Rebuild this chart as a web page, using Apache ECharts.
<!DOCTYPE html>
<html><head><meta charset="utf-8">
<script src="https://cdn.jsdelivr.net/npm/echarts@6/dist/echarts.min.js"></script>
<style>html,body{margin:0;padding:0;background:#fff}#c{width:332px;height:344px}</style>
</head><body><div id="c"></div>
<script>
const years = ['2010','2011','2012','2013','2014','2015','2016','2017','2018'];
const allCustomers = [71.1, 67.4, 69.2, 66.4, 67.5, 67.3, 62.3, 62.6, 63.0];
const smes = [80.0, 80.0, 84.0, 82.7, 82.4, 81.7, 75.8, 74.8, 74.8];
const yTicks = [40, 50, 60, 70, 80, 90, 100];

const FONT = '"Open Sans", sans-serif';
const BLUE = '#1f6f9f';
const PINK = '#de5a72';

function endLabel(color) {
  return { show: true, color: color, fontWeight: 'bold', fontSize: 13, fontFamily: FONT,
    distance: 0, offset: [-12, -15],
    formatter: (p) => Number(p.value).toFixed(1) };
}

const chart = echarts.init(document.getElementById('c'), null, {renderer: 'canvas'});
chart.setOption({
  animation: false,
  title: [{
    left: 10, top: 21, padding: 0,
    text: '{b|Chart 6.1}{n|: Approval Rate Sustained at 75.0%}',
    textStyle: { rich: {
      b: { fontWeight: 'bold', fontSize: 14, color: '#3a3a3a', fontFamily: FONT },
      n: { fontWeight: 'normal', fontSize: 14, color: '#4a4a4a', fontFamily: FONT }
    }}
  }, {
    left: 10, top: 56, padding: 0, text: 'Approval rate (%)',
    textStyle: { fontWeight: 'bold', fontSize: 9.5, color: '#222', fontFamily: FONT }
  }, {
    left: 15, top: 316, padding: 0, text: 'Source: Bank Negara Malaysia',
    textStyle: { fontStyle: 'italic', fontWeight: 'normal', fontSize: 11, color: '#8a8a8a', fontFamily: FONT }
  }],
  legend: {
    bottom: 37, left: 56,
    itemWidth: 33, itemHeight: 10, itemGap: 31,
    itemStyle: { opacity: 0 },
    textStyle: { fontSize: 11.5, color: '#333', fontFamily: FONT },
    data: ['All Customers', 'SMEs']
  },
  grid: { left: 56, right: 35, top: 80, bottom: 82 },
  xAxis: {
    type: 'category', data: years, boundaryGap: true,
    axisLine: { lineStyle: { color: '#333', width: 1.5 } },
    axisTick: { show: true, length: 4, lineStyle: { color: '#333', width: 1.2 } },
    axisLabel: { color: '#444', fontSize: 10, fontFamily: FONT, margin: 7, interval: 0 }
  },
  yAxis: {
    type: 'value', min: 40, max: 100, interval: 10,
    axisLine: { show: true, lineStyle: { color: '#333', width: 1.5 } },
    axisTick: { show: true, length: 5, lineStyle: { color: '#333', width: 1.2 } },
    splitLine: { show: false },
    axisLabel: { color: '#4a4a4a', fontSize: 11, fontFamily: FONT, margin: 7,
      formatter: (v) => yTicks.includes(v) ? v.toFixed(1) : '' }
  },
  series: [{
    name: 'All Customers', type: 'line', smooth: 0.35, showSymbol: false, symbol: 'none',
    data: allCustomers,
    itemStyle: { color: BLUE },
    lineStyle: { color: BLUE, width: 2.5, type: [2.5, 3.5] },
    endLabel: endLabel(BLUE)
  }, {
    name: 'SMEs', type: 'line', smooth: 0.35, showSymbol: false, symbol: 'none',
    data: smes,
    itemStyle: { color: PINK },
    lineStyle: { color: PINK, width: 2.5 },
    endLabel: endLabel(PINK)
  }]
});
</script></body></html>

************

**What is expected**
Emit the full listing verbatim.

**Result for this task**
Rebuild this chart as a web page, using Apache ECharts.
<!DOCTYPE html>
<html><head><meta charset="utf-8">
<script src="https://cdn.jsdelivr.net/npm/echarts@6/dist/echarts.min.js"></script>
<style>html,body{margin:0;padding:0;background:#fff}#c{width:332px;height:344px}</style>
</head><body><div id="c"></div>
<script>
const years = ['2010','2011','2012','2013','2014','2015','2016','2017','2018'];
const allCustomers = [71.1, 67.4, 69.2, 66.4, 67.5, 67.3, 62.3, 62.6, 63.0];
const smes = [80.0, 80.0, 84.0, 82.7, 82.4, 81.7, 75.8, 74.8, 74.8];
const yTicks = [40, 50, 60, 70, 80, 90, 100];

const FONT = '"Open Sans", sans-serif';
const BLUE = '#1f6f9f';
const PINK = '#de5a72';

function endLabel(color) {
  return { show: true, color: color, fontWeight: 'bold', fontSize: 13, fontFamily: FONT,
    distance: 0, offset: [-12, -15],
    formatter: (p) => Number(p.value).toFixed(1) };
}

const chart = echarts.init(document.getElementById('c'), null, {renderer: 'canvas'});
chart.setOption({
  animation: false,
  title: [{
    left: 10, top: 21, padding: 0,
    text: '{b|Chart 6.1}{n|: Approval Rate Sustained at 75.0%}',
    textStyle: { rich: {
      b: { fontWeight: 'bold', fontSize: 14, color: '#3a3a3a', fontFamily: FONT },
      n: { fontWeight: 'normal', fontSize: 14, color: '#4a4a4a', fontFamily: FONT }
    }}
  }, {
    left: 10, top: 56, padding: 0, text: 'Approval rate (%)',
    textStyle: { fontWeight: 'bold', fontSize: 9.5, color: '#222', fontFamily: FONT }
  }, {
    left: 15, top: 316, padding: 0, text: 'Source: Bank Negara Malaysia',
    textStyle: { fontStyle: 'italic', fontWeight: 'normal', fontSize: 11, color: '#8a8a8a', fontFamily: FONT }
  }],
  legend: {
    bottom: 37, left: 56,
    itemWidth: 33, itemHeight: 10, itemGap: 31,
    itemStyle: { opacity: 0 },
    textStyle: { fontSize: 11.5, color: '#333', fontFamily: FONT },
    data: ['All Customers', 'SMEs']
  },
  grid: { left: 56, right: 35, top: 80, bottom: 82 },
  xAxis: {
    type: 'category', data: years, boundaryGap: true,
    axisLine: { lineStyle: { color: '#333', width: 1.5 } },
    axisTick: { show: true, length: 4, lineStyle: { color: '#333', width: 1.2 } },
    axisLabel: { color: '#444', fontSize: 10, fontFamily: FONT, margin: 7, interval: 0 }
  },
  yAxis: {
    type: 'value', min: 40, max: 100, interval: 10,
    axisLine: { show: true, lineStyle: { color: '#333', width: 1.5 } },
    axisTick: { show: true, length: 5, lineStyle: { color: '#333', width: 1.2 } },
    splitLine: { show: false },
    axisLabel: { color: '#4a4a4a', fontSize: 11, fontFamily: FONT, margin: 7,
      formatter: (v) => yTicks.includes(v) ? v.toFixed(1) : '' }
  },
  series: [{
    name: 'All Customers', type: 'line', smooth: 0.35, showSymbol: false, symbol: 'none',
    data: allCustomers,
    itemStyle: { color: BLUE },
    lineStyle: { color: BLUE, width: 2.5, type: [2.5, 3.5] },
    endLabel: endLabel(BLUE)
  }, {
    name: 'SMEs', type: 'line', smooth: 0.35, showSymbol: false, symbol: 'none',
    data: smes,
    itemStyle: { color: PINK },
    lineStyle: { color: PINK, width: 2.5 },
    endLabel: endLabel(PINK)
  }]
});
</script></body></html>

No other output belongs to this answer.